10- Faut-il subir des épreuves pour devenir “grand” ?

Oui, je pense que la sagesse provient souvent de la souffrance. Et de la folie, il y a de la folie dans “Beyond the sea”. Je voulais prendre un personnage qui ne réfléchit jamais et l’amener à réfléchir. C’est aussi un roman qui est né de l’amour que j’ai pour les romans courts comme “L’étranger” de Camus, certains écrits de Joseph Conrad qui distillent l’expérience humaine en quelques dizaines de pages. C’est ce que j’ai tenté de faire.

11- Question de Francis Geffard: Quand écrirez-vous un roman “feel good”?

Tous mes livres sont des romans “feel good” …


Paul Lynch et son éditeur Francis Geffard.

Entretien réalisé à Etonnants Voyageurs le dimanche 9 juin 2019.

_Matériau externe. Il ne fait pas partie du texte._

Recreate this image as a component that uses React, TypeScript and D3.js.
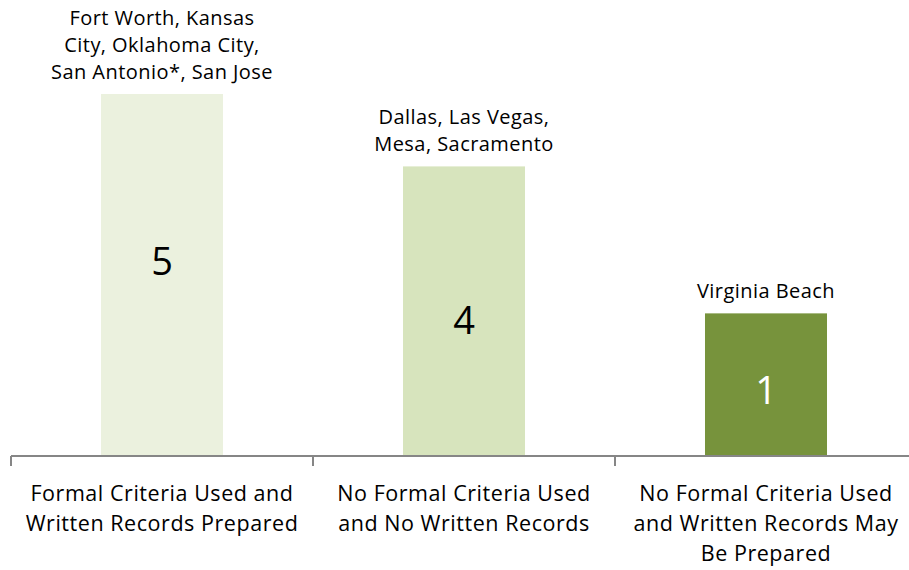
import React from "react";
import * as d3 from "d3";

const categories = [
  ["Formal Criteria Used and", "Written Records Prepared"],
  ["No Formal Criteria Used", "and No Written Records"],
  ["No Formal Criteria Used", "and Written Records May", "Be Prepared"],
];
const valueLabels = ["5", "4", "1"];
const plotted = [5, 4, 1.97];
const labelAt = [2.69, 1.87, 0.91];
const cityNotes = [
  ["Fort Worth, Kansas", "City, Oklahoma City,", "San Antonio*, San Jose"],
  ["Dallas, Las Vegas,", "Mesa, Sacramento"],
  ["Virginia Beach"],
];
const colors = ["#EBF1DE", "#D7E4BD", "#77933C"];
const labelColors = ["#000000", "#000000", "#FFFFFF"];

const W = 909;
const H = 570;
const FONT = "'Open Sans', Lato, sans-serif";

export default function App() {
  const x = d3
    .scaleBand<number>()
    .domain([0, 1, 2])
    .range([11, 11 + 302 * 3])
    .paddingInner(0.596)
    .paddingOuter(0.298);
  const y = d3.scaleLinear().domain([0, 5]).range([456, 94]);
  const step = x.step();
  const x0 = 11;

  return (
    <svg width={W} height={H} style={{ position: "absolute", left: 0, top: 0 }}>
      <rect width={W} height={H} fill="#fff" />
      {plotted.map((v, i) => {
        const bx = x(i)!;
        const bw = x.bandwidth();
        const top = y(v);
        const cx = bx + bw / 2;
        const notes = cityNotes[i];
        return (
          <g key={i}>
            <rect x={bx} y={top} width={bw} height={y(0) - top} fill={colors[i]} />
            <text
              x={cx}
              y={y(labelAt[i])}
              dy="0.36em"
              textAnchor="middle"
              fontFamily={FONT}
              fontSize={38}
              fill={labelColors[i]}
            >
              {valueLabels[i]}
            </text>
            {notes.map((t, j) => (
              <text
                key={j}
                x={cx}
                y={top - 15 - (notes.length - 1 - j) * 27}
                textAnchor="middle"
                fontFamily={FONT}
                fontSize={20}
                letterSpacing={0.45}
                fill="#000"
              >
                {t}
              </text>
            ))}
            {categories[i].map((t, j) => (
              <text
                key={j}
                x={cx}
                y={500.5 + j * 30}
                textAnchor="middle"
                fontFamily={FONT}
                fontSize={21.5}
                letterSpacing={0.55}
                fill="#000"
              >
                {t}
              </text>
            ))}
          </g>
        );
      })}
      <line x1={x0} x2={W} y1={y(0)} y2={y(0)} stroke="#868686" strokeWidth={2} />
      {[0, 1, 2].map((i) => (
        <line
          key={i}
          x1={x0 + i * step}
          x2={x0 + i * step}
          y1={y(0)}
          y2={y(0) + 10}
          stroke="#868686"
          strokeWidth={2}
        />
      ))}
    </svg>
  );
}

Merci à Paul Lynch pour sa disponibilité et la richesse de ses réponses et à Francis Geffard sans qui rien n’aurait été possible, pour sa traduction simultanée et pour son immense professionnalisme.

Wollanup.


6 Comments

  1. Simone

    Très émouvant, vraiment. Cet homme est un véritable et grand écrivain, tu as su poser les bonnes questions, comme toujours. Bravo et surtout merci. Cette lecture m’a émue. Avec une pensée pour Grace, éblouissant personnage.

    • clete

      « véritable et grand écrivain », tes mots sont justes. Un moment envoûtant.

  2. Chouchou

    Bravo Clete!
    Splendide du sens, de la matière, de l’intelligence dans notre société….
    Merci!

    • clete

      Merci à toi.
      Paul Lynch a été très pro, ouvert, c’était vraiment impressionnant.

  3. Electra

    très bonne interview et j’aime ses réponses !

    • clete

      Merci Electra, personnellement, j’ai passé un grand moment et si cela peut t’inciter à lire ses autres romans.